Pour la première fois, lors du Conseil européen des 26/27 Juin 2021, le décalage Ouest/ Est entre les anciens et les nouveaux Etats membres de l’UE issus des régimes communistes est apparu en pleine lumière. Il s’est manifesté à l’occasion de deux questions mises à l’ordre du jour par le Président Michel : celle de la discrimination liée à l’orientation sexuelle et celle de la relation de l’Union avec la Russie.
C’est sur le premier sujet relatif aux moeurs que ce décalage s’est manifesté de la façon la plus violente en raison l’attitude provocatrice du Premier Ministre hongrois et de l’emballement médiatique général autour des droits de la minorité LGTBQI. À travers cette question spécifique, le débat visait plus généralement la protection des valeurs de l’Union et le respect des principes de démocratie et de libéralisme politique par les dirigeants des nouveaux Etats membres, plus particulièrement ceux du centre-est de l’Union. Indirectement étaient aussi visés les problèmes liés à la gestion des fonds européens dans ces pays, insuffisamment protégés contre diverses formes d’irrégularité (corruption, fraude, conflits d’intérêt).
Sur le sujet de la Russie - d’intérêt plus général et de caractère géo-stratégique - le rejet sans nuance de la proposition franco-allemande d’amorcer un dialogue avec Moscou a été principalement causé par les nouveaux Etats membres. Il a ainsi contribué à mettre en évidence la division O/E au sein de l’Union sur un sujet majeur. Division d’ailleurs bien connue des chancelleries et des analystes mais jusqu’ici jamais affichée aussi ouvertement.
On peut légitimement s’interroger sur l’opportunité d’inscrire deux tels débats à l’ordre du jour de la réunion des Chefs d’Etat et de gouvernement sans attendre que se calment les esprits sur le premier et qu’un travail intense de préparation ait été effectué sur le second. Mais c’est ici toute la problématique de l’interventionnisme croissant et mal contrôlé du Conseil européen qui est posée.
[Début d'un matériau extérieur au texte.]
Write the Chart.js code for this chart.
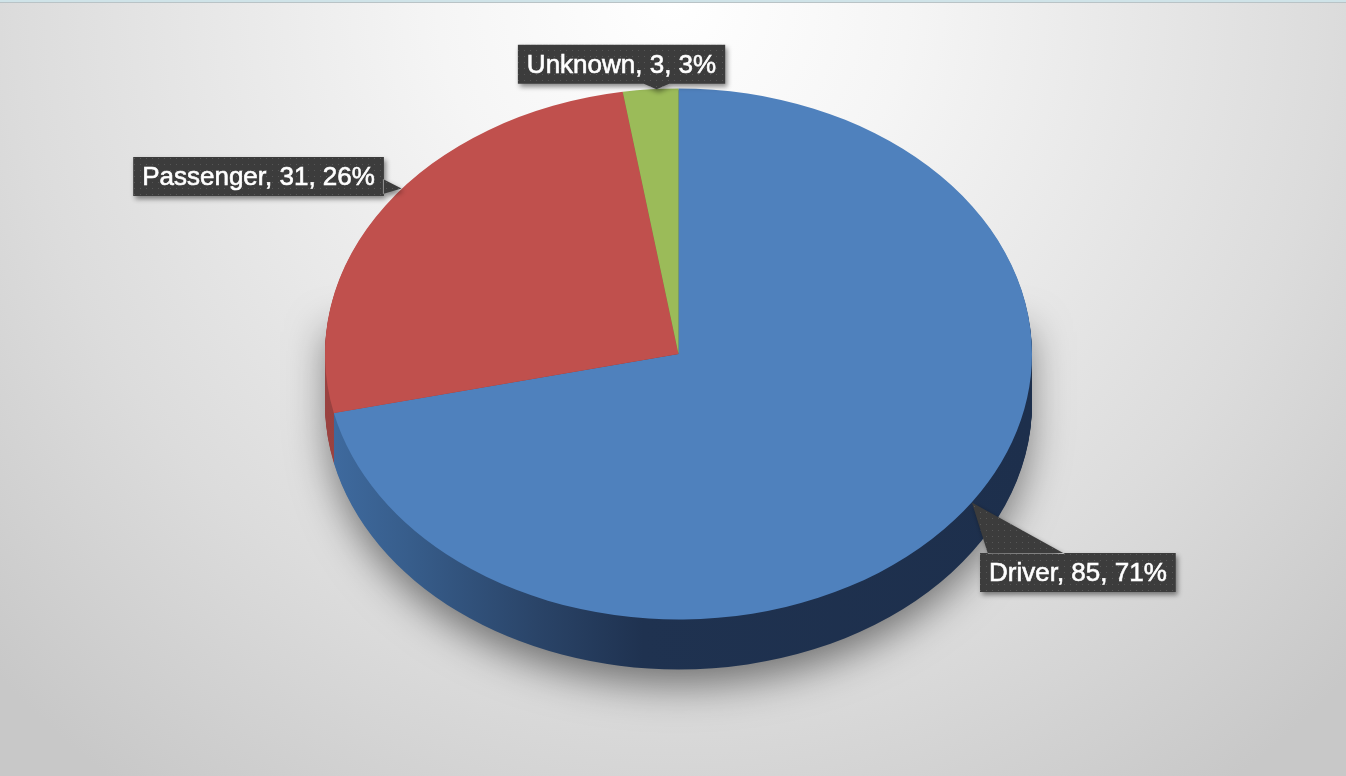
<!DOCTYPE html>
<html>
<head>
<meta charset="utf-8">
<script src="https://cdn.jsdelivr.net/npm/chart.js@4.4.1/dist/chart.umd.min.js"></script>
<style>
  html, body { margin: 0; padding: 0; overflow: hidden; }
  body {
    width: 1346px; height: 776px;
    background: radial-gradient(ellipse 70% 125% at 50% 0%, #ffffff 0%, #f5f5f5 25%, #dcdcdc 70%, #c8c8c8 100%);
    position: relative;
  }
  #topline { position: absolute; left: 0; top: 0; width: 1346px; height: 2px; background: #cfe3e8; border-bottom: 1px solid #b9c3c6; }
  #myChart { position: absolute; left: 0; top: 0; }
</style>
</head>
<body>
<div id="topline"></div>
<canvas id="myChart" width="1346" height="776"></canvas>
<script>
// data
var categories = ["Driver", "Passenger", "Unknown"];
var counts = [85, 31, 3];

// colours
var topColors = ["#4f81bd", "#c0504d", "#9bbb59"];

// 3d look
var tiltCenterY = 354;
var squash = 0.751;
var depth = 50;

// label callouts: nudge of the pointer tip from the slice edge, then box offset from the tip
var tipShift = [[17, -17], [16, -17], [6, 0]];
var labelOffsets = [[106, 70], [-143, -12], [-35, -25]];
var pointerSides = ["top", "right", "bottom"];

var total = counts.reduce(function (a, b) { return a + b; }, 0);

function sideFill(ctx, i, cx, r) {
  var g = ctx.createLinearGradient(cx - r, 0, cx + r, 0);
  if (i == 0) {
    g.addColorStop(0, "#3f6ba0");
    g.addColorStop(0.12, "#375d8b");
    g.addColorStop(0.3, "#2a4468");
    g.addColorStop(0.45, "#1f3250");
    g.addColorStop(1, "#1d2f4c");
  } else if (i == 1) {
    g.addColorStop(0, "#9a4240");
    g.addColorStop(1, "#6e2a28");
  } else {
    g.addColorStop(0, "#7a9446");
    g.addColorStop(1, "#5c7233");
  }
  return g;
}

function dotPattern(ctx) {
  var pc = document.createElement("canvas");
  pc.width = 6;
  pc.height = 6;
  var p = pc.getContext("2d");
  p.fillStyle = "#3c3c3c";
  p.fillRect(0, 0, 6, 6);
  p.fillStyle = "#575757";
  p.fillRect(2, 2, 1, 1);
  return ctx.createPattern(pc, "repeat");
}

var pie3d = {
  id: "pie3d",
  beforeDatasetsDraw: function (chart) {
    var ctx = chart.ctx;
    var meta = chart.getDatasetMeta(0);
    var cx = meta.data[0].x, cy = meta.data[0].y, r = meta.data[0].outerRadius;
    var ry = r * squash;

    // soft shadow round the base
    ctx.save();
    ctx.shadowColor = "rgba(0,0,0,0.5)";
    ctx.shadowBlur = 40;
    ctx.shadowOffsetY = 18;
    ctx.fillStyle = "#1f3250";
    ctx.beginPath();
    ctx.moveTo(cx - r + 4, tiltCenterY - 40);
    ctx.lineTo(cx + r - 4, tiltCenterY - 40);
    ctx.lineTo(cx + r - 4, tiltCenterY + depth);
    ctx.ellipse(cx, tiltCenterY + depth, r - 4, ry - 3, 0, 0, Math.PI);
    ctx.closePath();
    ctx.fill();
    ctx.restore();

    // sides
    for (var d = depth; d >= 1; d--) {
      ctx.save();
      ctx.translate(0, tiltCenterY - squash * cy + d);
      ctx.scale(1, squash);
      meta.data.forEach(function (arc, i) {
        ctx.beginPath();
        ctx.moveTo(arc.x, arc.y);
        ctx.arc(arc.x, arc.y, arc.outerRadius, arc.startAngle, arc.endAngle);
        ctx.closePath();
        ctx.fillStyle = sideFill(ctx, i, cx, r);
        ctx.fill();
      });
      ctx.restore();
    }

    // top face drawn by chart.js under this transform
    ctx.save();
    ctx.translate(0, tiltCenterY - squash * cy);
    ctx.scale(1, squash);
  },
  afterDatasetsDraw: function (chart) {
    var ctx = chart.ctx;
    ctx.restore();
    var meta = chart.getDatasetMeta(0);
    var pat = dotPattern(ctx);
    ctx.font = '26px "Liberation Sans", Arial, sans-serif';
    ctx.textBaseline = "middle";
    ctx.textAlign = "center";
    meta.data.forEach(function (arc, i) {
      var mid = (arc.startAngle + arc.endAngle) / 2;
      var ax = arc.x + arc.outerRadius * Math.cos(mid) + tipShift[i][0];
      var ay = tiltCenterY + arc.outerRadius * Math.sin(mid) * squash + tipShift[i][1];
      var pct = Math.round(counts[i] / total * 100);
      var txt = categories[i] + ", " + counts[i] + ", " + pct + "%";
      var w = ctx.measureText(txt).width + 18;
      var h = 39;
      var bx = ax + labelOffsets[i][0], by = ay + labelOffsets[i][1];
      var l = bx - w / 2, t = by - h / 2, rr = bx + w / 2, b = by + h / 2;

      ctx.save();
      ctx.shadowColor = "rgba(0,0,0,0.45)";
      ctx.shadowBlur = 5;
      ctx.shadowOffsetX = 2;
      ctx.shadowOffsetY = 3;
      ctx.fillStyle = pat;
      ctx.beginPath();
      ctx.rect(l, t, w, h);
      ctx.moveTo(ax, ay);
      if (pointerSides[i] == "top") {
        ctx.lineTo(l + 8, t + 1);
        ctx.lineTo(l + 85, t + 1);
      } else if (pointerSides[i] == "right") {
        ctx.lineTo(rr - 1, b - 17);
        ctx.lineTo(rr - 1, b - 2);
      } else {
        ctx.lineTo(ax - 15, b - 1);
        ctx.lineTo(ax + 15, b - 1);
      }
      ctx.closePath();
      ctx.fill("nonzero");
      ctx.restore();

      ctx.fillStyle = "#ffffff";
      ctx.strokeStyle = "#ffffff";
      ctx.lineWidth = 0.6;
      ctx.fillText(txt, bx, by + 1);
      ctx.strokeText(txt, bx, by + 1);
    });
  }
};

var ctx = document.getElementById("myChart").getContext("2d");
var myChart = new Chart(ctx, {
  type: "pie",
  data: {
    labels: categories,
    datasets: [
      {
        data: counts,
        backgroundColor: topColors,
        borderWidth: 0,
        clip: false
      }
    ]
  },
  options: {
    responsive: false,
    animation: false,
    layout: { padding: { left: 325, right: 314, top: 34, bottom: 35 } },
    plugins: {
      legend: { display: false },
      tooltip: { enabled: false }
    }
  },
  plugins: [pie3d]
});
</script>
</body>
</html>
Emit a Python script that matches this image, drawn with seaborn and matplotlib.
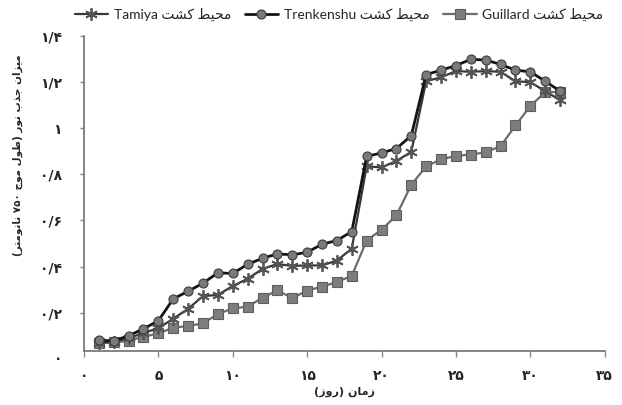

Ces deux “incidents” devraient inciter ses membres - et notamment son Président - à une pause de réflexion.
Quoiqu’il en soit, le diable de la division O/E est sorti de la boite où chacun (Conseil, Parlement, Commission) tentait de le contenir et il va falloir l’affronter plus directement et plus ouvertement.
Mais une erreur ne doit pas être commise en se trompant de cible: c’est la gouvernance de certains de ces nouveaux Etats - et parfois la conduite personnelle de leurs dirigeants - qui sont en cause. Et non pas leurs populations, leurs sociétés ou leurs cultures qui, après un demi siècle de domination sovieto-communiste, ont été reprises en main par des régimes nationalistes, populistes et illibéraux. Leur évolution vers un ordre de type occidental compatible avec le système européen en a été retardée voire bloquée - sauf pour la frange urbaine, éduquée mais minoritaire de la société.
(On pardonnera de rappeler ici que ces problèmes étaient prévisibles depuis de nombreuses années ainsi que tentait de l’illustrer cette note écrite en 2017.)
La situation étant ce qu’elle est - et au moment où l’Union tente de définir son “futur” dans le cadre de la Conférence - certaines questions doivent à présent être éclaircies :
comment maintenir ou restaurer l’unité et la solidarité d’un ensemble ainsi fracturé ?
les mécanismes juridiques dont l’UE dispose pour prévenir les dérives de certains gouvernements sont-ils vraiment opérationnels ?
une approche purement punitive est-elle adaptée ou au contraire contre-productive
comment faire évoluer des sociétés sans l’appui - voire contre la volonté - de leurs dirigeants, au demeurant démocratiquement élus ?
est-il bien prudent de poursuivre un élargissement de l’Union à d’autres Etats (6 voire 9) victimes de dérives comparables ? Si cela s’avère indispensable pour des raisons d’ordre stratégique, quelles précautions prendre pour éviter d’accentuer la fracture actuelle - et notamment comment adapter la gouvernance institutionnelle de l’UE avant qu’elle ne devienne incontrôlable ?
le Conseil européen est-il en mesure de jouer le rôle que lui assigne le Traité : “définir les orientations et les priorités politiques générales de l'Union” ? Sinon, comment modifier son fonctionnement et restaurer son efficacité et sa légitimité ?
Même si ces questions ont été (délibérément ?) exclues de la liste des sujets proposés pour la Conférence (1), elles ne pourront plus être longtemps ignorées.
C’est d’ailleurs le Conseil européen lui-même qui, le 26 Juin 2021, les a maladroitement mises en exergue.